First, the alphabet is Latin and almost perfectly phonetic. Since the 1928 reform, Turkish spells words the way they sound, one letter per sound. Once you learn the seven Turkish-specific letters (ç, ğ, ı, i, ö, ş, ü), you can read any word aloud correctly on sight. No silent letters, no guessing. The one trap worth flagging early: ı (dotless i) and i (dotted i) are different letters with different sounds. kız means "girl"; spelling it kiz is just wrong. Keep the dots straight and you keep the meaning straight.
Second, there is no grammatical gender. None. No masculine and feminine nouns to memorize, no article that changes with gender, not even separate words for "he" and "she" — o covers both. Every noun behaves the same way, every suffix attaches the same way. The mental overhead that German or French spends on gender, Turkish spends on nothing.
How I actually practice
My routine is boring and it works. I open the Turkish vocabulary tool for 20 to 30 minutes a night. I tap the play button on each card so my OS Turkish voice drills the sound into my ear, and I say the word back out loud, paying special attention to the ı/i and ö/o contrasts my English ear keeps flattening. I star the words I keep missing so they save to a private review sheet on my own device. Then I close the tab and spend an hour on real input — a children's program, a podcast, a slow YouTube channel — and listen for the words I just reviewed. The recognition is the reward. Hearing ne kadar in a market and understanding it is worth more than ten new flashcards.
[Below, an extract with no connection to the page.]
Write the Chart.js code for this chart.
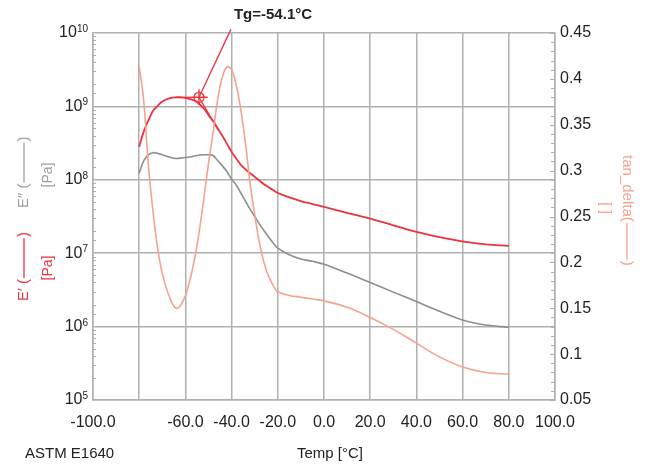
<!DOCTYPE html>
<html>
<head>
<meta charset="utf-8">
<script src="https://cdn.jsdelivr.net/npm/chart.js@4/dist/chart.umd.min.js"></script>
<style>
  body { margin: 0; background: #fff; }
  canvas { display: block; }
</style>
</head>
<body>
<canvas id="dma" width="645" height="466"></canvas>
<script>
// temperature, °C
var temps = [-80, -78, -76, -74, -72, -70, -67, -64, -61, -58, -55, -52, -50, -48, -46, -44, -42, -40,
             -38, -36, -34, -32, -30, -28, -26, -24, -22, -20, -15, -10, -5, 0, 10, 20, 30, 40, 50, 60, 70, 80]

// storage modulus E' [Pa]
var storageMod = [2.82e8, 4.57e8, 6.46e8, 8.71e8, 1.02e9, 1.17e9, 1.29e9, 1.33e9, 1.32e9, 1.26e9, 1.15e9, 9.33e8,
                  7.59e8, 6.31e8, 5.01e8, 3.98e8, 3.09e8, 2.40e8, 1.95e8, 1.60e8, 1.39e8, 1.23e8, 1.10e8, 9.77e7,
                  8.71e7, 7.94e7, 7.24e7, 6.61e7, 5.75e7, 5.13e7, 4.68e7, 4.27e7, 3.55e7, 2.95e7, 2.40e7, 1.95e7,
                  1.66e7, 1.45e7, 1.32e7, 1.26e7]

// loss modulus E'' [Pa]
var lossMod = [1.23e8, 1.82e8, 2.19e8, 2.34e8, 2.29e8, 2.19e8, 2.04e8, 1.95e8, 2.00e8, 2.04e8, 2.14e8, 2.19e8,
               2.19e8, 2.14e8, 1.82e8, 1.55e8, 1.29e8, 1.02e8, 8.51e7, 6.61e7, 5.13e7, 3.98e7, 3.16e7, 2.51e7,
               2.04e7, 1.66e7, 1.38e7, 1.17e7, 9.55e6, 8.32e6, 7.76e6, 7.08e6, 5.37e6, 3.98e6, 2.95e6, 2.19e6,
               1.62e6, 1.23e6, 1.05e6, 9.77e5]

// tan delta []
var tanDelta = [0.414, 0.375, 0.305, 0.255, 0.215, 0.188, 0.163, 0.150, 0.158, 0.181, 0.218, 0.270,
                0.308, 0.342, 0.378, 0.402, 0.413, 0.410, 0.393, 0.366, 0.330, 0.286, 0.252, 0.222,
                0.200, 0.185, 0.175, 0.168, 0.164, 0.162, 0.160, 0.158, 0.151, 0.140, 0.127, 0.112,
                0.097, 0.086, 0.080, 0.078]

// Tg onset construction (on E')
var tgTemp = -54.1
var tgMod = 1.33e9
var tgFlatX = [-64.0, -50.3]
var tgSlopeEnd = { x: -45.8, y: 4.77e8 }
var tgPointerEnd = { x: -40.3, y: 1.12e10 }

var xTicks = [-100, -80, -60, -40, -20, 0, 20, 40, 60, 80, 100]
var decades = [5, 6, 7, 8, 9, 10]

var RED = '#ec3340'
var GRAY = '#8e8e8e'
var SALMON = '#f6a28e'
var GRID = '#b0b0b0'
var FONT = "'Liberation Sans', Arial, sans-serif"

function pts(ys) {
  return temps.map(function (t, i) { return { x: t, y: ys[i] } })
}

function isDecade(v) {
  var l = Math.log10(v)
  return Math.abs(l - Math.round(l)) < 1e-6
}

var extrasPlugin = {
  id: 'extras',
  afterDraw: function (chart) {
    var ctx = chart.ctx
    var area = chart.chartArea
    var yS = chart.scales.y
    var y2 = chart.scales.y2
    ctx.save()

    // inner minor ticks
    ctx.strokeStyle = GRID
    ctx.lineWidth = 1
    yS.ticks.forEach(function (t) {
      if (isDecade(t.value)) return
      var py = Math.round(yS.getPixelForValue(t.value)) + 0.5
      ctx.beginPath(); ctx.moveTo(area.left, py); ctx.lineTo(area.left + 3, py); ctx.stroke()
    })
    for (var k = 5; k <= 45; k++) {
      var py2 = Math.round(y2.getPixelForValue(k / 100)) + 0.5
      var len = (k % 5 === 0) ? 5 : 4
      ctx.beginPath(); ctx.moveTo(area.right - len, py2); ctx.lineTo(area.right, py2); ctx.stroke()
    }

    // log axis labels 10^n
    ctx.fillStyle = '#222'
    ctx.textAlign = 'right'
    decades.forEach(function (n) {
      var py = yS.getPixelForValue(Math.pow(10, n))
      var ex = String(n)
      ctx.font = '10px ' + FONT
      var ew = ctx.measureText(ex).width
      ctx.textBaseline = 'alphabetic'
      ctx.fillText(ex, area.left - 5, py - 1)
      ctx.font = '16px ' + FONT
      ctx.textBaseline = 'middle'
      ctx.fillText('10', area.left - 5 - ew, py)
    })

    // title
    ctx.font = 'bold 15px ' + FONT
    ctx.textAlign = 'center'
    ctx.textBaseline = 'middle'
    ctx.fillText('Tg=-54.1°C', 273, 15)

    // bottom texts
    ctx.font = '15px ' + FONT
    ctx.textAlign = 'left'
    ctx.fillText('ASTM E1640', 25, 454)
    ctx.textAlign = 'center'
    ctx.fillText('Temp [°C]', 330, 454)

    // axis titles
    function legendTitle(x, y0, rot, label, lineLen, color) {
      ctx.save()
      ctx.translate(x, y0)
      ctx.rotate(rot)
      ctx.fillStyle = color
      ctx.strokeStyle = color
      ctx.lineWidth = 1.3
      ctx.font = '15px ' + FONT
      ctx.textAlign = 'left'
      ctx.textBaseline = 'middle'
      ctx.fillText(label, 0, 0)
      var w = ctx.measureText(label).width
      ctx.beginPath(); ctx.moveTo(w + 1, 0); ctx.lineTo(w + 1 + lineLen, 0); ctx.stroke()
      ctx.fillText(')', w + 2 + lineLen, 0)
      ctx.restore()
    }
    function unitText(x, y, rot, txt, color) {
      ctx.save()
      ctx.translate(x, y)
      ctx.rotate(rot)
      ctx.fillStyle = color
      ctx.font = '14px ' + FONT
      ctx.textAlign = 'center'
      ctx.textBaseline = 'middle'
      ctx.fillText(txt, 0, 0)
      ctx.restore()
    }
    legendTitle(24, 301, -Math.PI / 2, 'E′ (', 40, RED)
    unitText(48, 268, -Math.PI / 2, '[Pa]', RED)
    legendTitle(24, 208, -Math.PI / 2, 'E″ (', 40, '#a0a0a0')
    unitText(48, 175, -Math.PI / 2, '[Pa]', '#a0a0a0')

    legendTitle(627, 155, Math.PI / 2, 'tan_delta(', 37, SALMON)
    unitText(605, 208, Math.PI / 2, '[ ]', SALMON)

    ctx.restore()
  }
}

var lineBase = { fill: false, pointRadius: 0, tension: 0.4 }

var datasets = [
  Object.assign({ label: 'tan_delta', data: pts(tanDelta), yAxisID: 'y2', borderColor: SALMON, borderWidth: 1.6 }, lineBase),
  Object.assign({ label: "E''", data: pts(lossMod), yAxisID: 'y', borderColor: GRAY, borderWidth: 1.6 }, lineBase),
  Object.assign({ label: "E'", data: pts(storageMod), yAxisID: 'y', borderColor: RED, borderWidth: 1.8 }, lineBase),
  { label: 'tg-flat', data: [{ x: tgFlatX[0], y: tgMod }, { x: tgFlatX[1], y: tgMod }], yAxisID: 'y',
    borderColor: RED, borderWidth: 1.3, pointRadius: 0, tension: 0 },
  { label: 'tg-slope', data: [{ x: tgTemp, y: tgMod }, tgSlopeEnd], yAxisID: 'y',
    borderColor: RED, borderWidth: 1.3, pointRadius: 0, tension: 0 },
  { label: 'tg-pointer', data: [{ x: tgTemp, y: tgMod }, tgPointerEnd], yAxisID: 'y',
    borderColor: RED, borderWidth: 1.3, pointRadius: 0, tension: 0, clip: false },
  { label: 'tg-ring', data: [{ x: tgTemp, y: tgMod }], yAxisID: 'y', showLine: false,
    pointStyle: 'circle', pointRadius: 5, pointBorderColor: RED, pointBackgroundColor: 'rgba(0,0,0,0)', pointBorderWidth: 1.3 },
  { label: 'tg-cross', data: [{ x: tgTemp, y: tgMod }], yAxisID: 'y', showLine: false,
    pointStyle: 'cross', pointRadius: 8, pointBorderColor: RED, pointBorderWidth: 1.3 }
]

new Chart(document.getElementById('dma'), {
  type: 'line',
  data: { datasets: datasets },
  options: {
    responsive: false,
    animation: false,
    layout: { padding: { top: 33, left: 0, right: 0, bottom: 0 } },
    plugins: { legend: { display: false }, tooltip: { enabled: false } },
    scales: {
      x: {
        type: 'linear', position: 'bottom', min: -100, max: 100,
        afterBuildTicks: function (s) { s.ticks = xTicks.map(function (v) { return { value: v } }) },
        afterFit: function (s) { s.height = 66 },
        grid: { color: GRID, lineWidth: 1.5, drawTicks: false },
        border: { color: GRID, width: 1.5 },
        ticks: {
          padding: 13, color: '#222', font: { family: FONT, size: 16 }, autoSkip: false, maxRotation: 0,
          callback: function (v) { return v === -80 ? '' : v.toFixed(1) }
        }
      },
      y: {
        type: 'logarithmic', position: 'left', min: 1e5, max: 1e10,
        afterFit: function (s) { s.width = 93 },
        grid: {
          lineWidth: 1.5, drawTicks: false,
          color: function (c) { return c.tick && isDecade(c.tick.value) ? GRID : 'rgba(0,0,0,0)' }
        },
        border: { color: GRID, width: 1.5 },
        ticks: { autoSkip: false, callback: function () { return '' } }
      },
      y2: {
        type: 'linear', position: 'right', min: 0.05, max: 0.45,
        afterFit: function (s) { s.width = 90 },
        grid: { display: false, drawTicks: false },
        border: { color: GRID, width: 1.5 },
        ticks: {
          stepSize: 0.05, padding: 5, color: '#222', font: { family: FONT, size: 16 },
          callback: function (v) { return String(+v.toFixed(2)) }
        }
      }
    }
  },
  plugins: [extrasPlugin]
})
</script>
</body>
</html>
If you already speak another Turkic or simply enjoy collecting essentials across languages, the same approach maps cleanly onto the Russian vocabulary list and the other 100-word sets — core first, structure second, input always.
Start with the 100. Learn each word with its harmony class, read the suffixes left to right, trust the phonetic spelling, and forget about gender entirely. That kit of parts will carry you further into Turkish than any 3,000-word list ever could.